If the whistle-blowing business is just a cover for wikileaks, then it's one very intricate cover.  They've been blowing the whistles for years before this that had nothing to do with US or Iraq, and reportedly collected more than a million damning documents.  Their real mission must be pretty damn huge in order for them to spend so much energy working on their cover.

Argument from false dichotomy. I am not saying that their whistle-blowing activities are some elaborate cover, I am saying that their goal is likely not to be "objective whistle blowers". Clearly, it is NOT their goal, otherwise they would not have so clearly violated any sense of objectivity.

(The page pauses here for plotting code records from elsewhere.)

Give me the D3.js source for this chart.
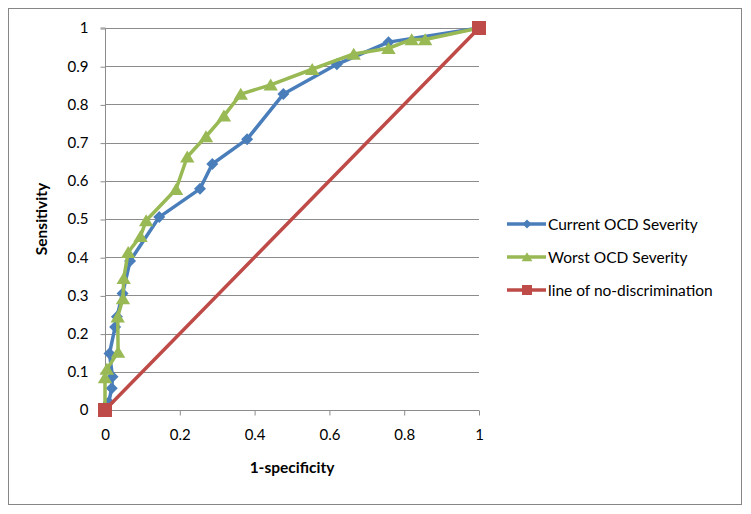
<!DOCTYPE html>
<html><head><meta charset="utf-8">
<script src="https://cdn.jsdelivr.net/npm/d3@7"></script>
<style>
html,body{margin:0;padding:0;background:#fff;}
svg{display:block;font-family:Lato,"Open Sans",sans-serif;}
</style></head>
<body>
<svg id="chart" width="751" height="514"></svg>
<script>
const xTicks = [0, 0.2, 0.4, 0.6, 0.8, 1];
const xTickLabels = ["0", "0.2", "0.4", "0.6", "0.8", "1"];
const yTicks = [0, 0.1, 0.2, 0.3, 0.4, 0.5, 0.6, 0.7, 0.8, 0.9, 1];
const yTickLabels = ["0", "0.1", "0.2", "0.3", "0.4", "0.5", "0.6", "0.7", "0.8", "0.9", "1"];
const seriesNames = ["Current OCD Severity", "Worst OCD Severity", "line of no-discrimination"];

const currentX = [0, 0.01, 0.018, 0.02, 0.012, 0.027, 0.032, 0.047, 0.067, 0.145, 0.254, 0.287, 0.38, 0.477, 0.62, 0.758, 1];
const currentY = [0, 0.02, 0.057, 0.087, 0.148, 0.217, 0.244, 0.305, 0.39, 0.505, 0.579, 0.644, 0.709, 0.827, 0.905, 0.963, 1];

const worstX = [0, 0, 0.005, 0.035, 0.034, 0.048, 0.05, 0.062, 0.095, 0.11, 0.19, 0.22, 0.27, 0.318, 0.363, 0.443, 0.554, 0.665, 0.758, 0.82, 0.856, 1];
const worstY = [0, 0.085, 0.107, 0.152, 0.244, 0.292, 0.345, 0.413, 0.455, 0.496, 0.578, 0.663, 0.716, 0.77, 0.827, 0.851, 0.892, 0.932, 0.947, 0.97, 0.97, 1];

const refX = [0, 1];
const refY = [0, 1];

const colors = ["#4A7EBB", "#98B954", "#BE4B48"];

const svg = d3.select("#chart");
svg.append("rect").attr("x", 8.5).attr("y", 8.5).attr("width", 733).attr("height", 496)
  .attr("fill", "#fff").attr("stroke", "#868686").attr("stroke-width", 1);

const x = d3.scaleLinear().domain([0, 1]).range([105, 479]);
const y = d3.scaleLinear().domain([0, 1]).range([410, 28]);

svg.append("g").selectAll("line").data(yTicks.filter(d => d > 0)).join("line")
  .attr("x1", x(0)).attr("x2", x(1)).attr("y1", d => Math.round(y(d)) + 0.5).attr("y2", d => Math.round(y(d)) + 0.5)
  .attr("stroke", "#8c8c8c").attr("stroke-width", 1);

const yAxis = d3.axisLeft(y).tickValues(yTicks).tickFormat((d, i) => yTickLabels[i]).tickSize(5).tickPadding(12);
const gy = svg.append("g").attr("transform", `translate(${x(0) + 0.5},0)`).call(yAxis);
gy.selectAll("text").attr("font-size", 15).attr("fill", "#000").attr("font-family", "Lato, sans-serif");
gy.selectAll("line, path").attr("stroke", "#8c8c8c");
gy.select(".domain").attr("d", `M-5,${y(1)}H0V${y(0)}H-5`);
gy.selectAll(".tick line").attr("transform", "translate(0,0.5)");

const xAxis = d3.axisBottom(x).tickValues(xTicks).tickFormat((d, i) => xTickLabels[i]).tickSize(5).tickPadding(14);
const gx = svg.append("g").attr("transform", `translate(0,${Math.round(y(0)) + 0.5})`).call(xAxis);
gx.selectAll("text").attr("font-size", 15).attr("fill", "#000").attr("font-family", "Lato, sans-serif");
gx.selectAll("line, path").attr("stroke", "#8c8c8c");
gx.select(".domain").attr("d", `M${x(0)},0H${x(1)}`);

svg.append("text").attr("x", x(0.5)).attr("y", 473).attr("text-anchor", "middle")
  .attr("font-size", 15.5).attr("font-weight", "bold").text("1-specificity");
svg.append("text").attr("transform", `translate(47,${y(0.5)}) rotate(-90)`).attr("text-anchor", "middle")
  .attr("font-size", 15.5).attr("font-weight", "bold").text("Sensitivity");

const line = d3.line().x(d => x(d[0])).y(d => y(d[1]));

function markerPath(i, s) {
  if (i === 0) return `M0,${-s}L${s},0L0,${s}L${-s},0Z`;
  if (i === 1) return `M0,${-s * 1.05}L${s * 1.2},${s * 0.95}L${-s * 1.2},${s * 0.95}Z`;
  return `M${-s},${-s}H${s}V${s}H${-s}Z`;
}
const plotSize = [6, 6, 7];
const legSize = [4.5, 4.5, 5];

const seriesData = [d3.zip(currentX, currentY), d3.zip(worstX, worstY), d3.zip(refX, refY)];

[0, 1, 2].forEach(i => {
  const data = seriesData[i];
  svg.append("path").datum(data).attr("d", line).attr("fill", "none")
    .attr("stroke", colors[i]).attr("stroke-width", 3.5).attr("stroke-linejoin", "round").attr("stroke-linecap", "round");
  svg.append("g").selectAll("path").data(data).join("path")
    .attr("transform", d => `translate(${x(d[0])},${y(d[1])})`)
    .attr("d", markerPath(i, plotSize[i]))
    .attr("fill", colors[i]);
});

const legY = [224, 257, 290];
seriesNames.forEach((name, i) => {
  const g = svg.append("g").attr("transform", `translate(0,${legY[i]})`);
  g.append("line").attr("x1", 507).attr("x2", 546).attr("y1", 0).attr("y2", 0)
    .attr("stroke", colors[i]).attr("stroke-width", 3.5);
  g.append("path").attr("transform", `translate(527,0)`)
    .attr("d", markerPath(i, legSize[i])).attr("fill", colors[i]);
  g.append("text").attr("x", 548).attr("y", 5.5).attr("font-size", 15.5).attr("fill", "#000").text(name);
});
</script>
</body></html>
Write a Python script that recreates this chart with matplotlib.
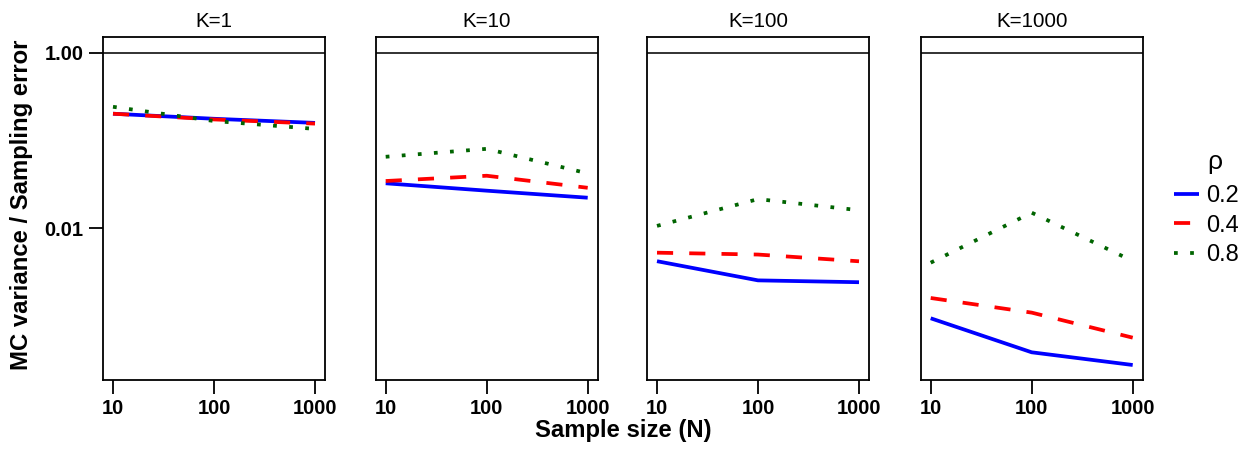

It doesn't have to be all one or the other, and as an organization whose basic mission is to simply provide a way to allow some people to publish things they leaked, having an agenda is not really all that much of a deterrent anyway. They are pretty clearly anti-government in general (not surprising given their mission). I don't think there is anything specific to Iraq or the US, other than that the US is a obvious target for the anti-government groups.
How cohesive of an organization" is wikileaks? It's a wiki, so I had assumed not at all before this thread. Is there actually someone or a group of someones truly in charge of what goes up on their site and how?